All of this collaboration and convergence means that we are both bolstering our collective ability to work together to catch those engaging in anti‑competitive behaviour and growing our respective agencies’ skill sets.
Again, the message for businesses is: if you decide to engage in anti‑competitive behaviour, make no mistake, you will be caught.
In working with international partners, we’re well aware of the differences our jurisdictions might have with respect to such matters as confidentiality and information disclosure.
We explore ways to reduce these barriers. We believe that there is a balance to be struck between enabling agencies to collaborate and advance investigations, while protecting the confidentiality and privacy rights of the parties.
We also encourage "self-reporting" of offences, including through immunity and leniency programs and a whistle-blowing initiative to target criminal cartels.
As with administering competition law within Canada, we find that the best method of working internationally involves a combination of formal arrangements and informal collaboration where our officials pick up the phone or send an email to international colleagues.
Through formal and informal means, we share ideas and information.
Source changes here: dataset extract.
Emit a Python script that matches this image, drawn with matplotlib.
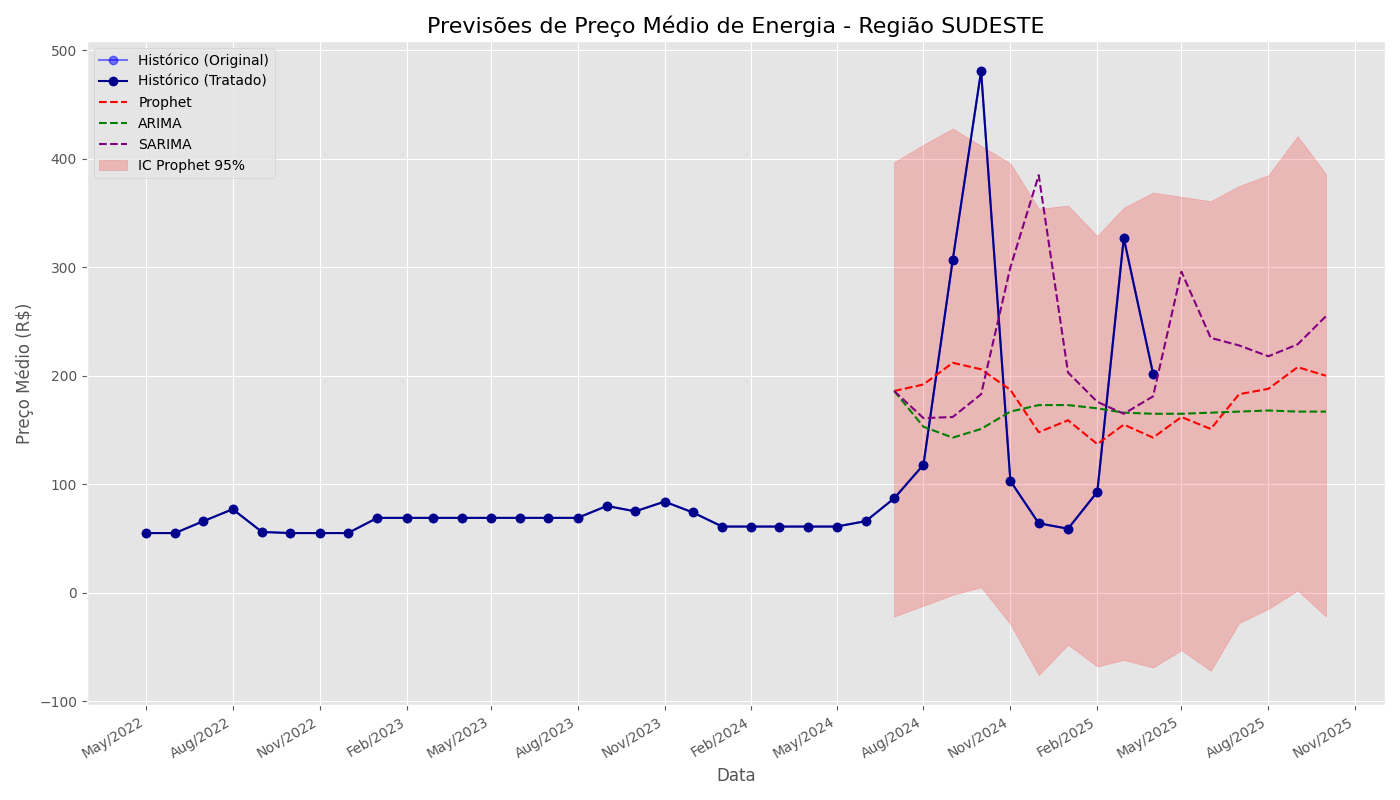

We are always willing to provide informal advice and technical assistance to other government agencies and non-government organizations.
Going forward, the Bureau will continue to negotiate cooperation instruments with foreign governments and competition agencies and seek new opportunities to deepen its collaborative relationships with foreign competition enforcers.
As nations like India continue their rapid economic growth, the Bureau welcomes the opportunity to strengthen its ties and collaboration, in the hopes of advancing our respective competition policy and enforcement goals.
I want to thank you all for your time today. I hope that I have increased your appreciation of the important role that competition plays in a thriving economy, and how businesses benefit from that.
On a final note, I would like to underscore how important it is, in this time of increasing convergence and international cooperation, to understand the relevant legislative framework, how it affects your business, and how your competition authority approaches compliance and enforcement.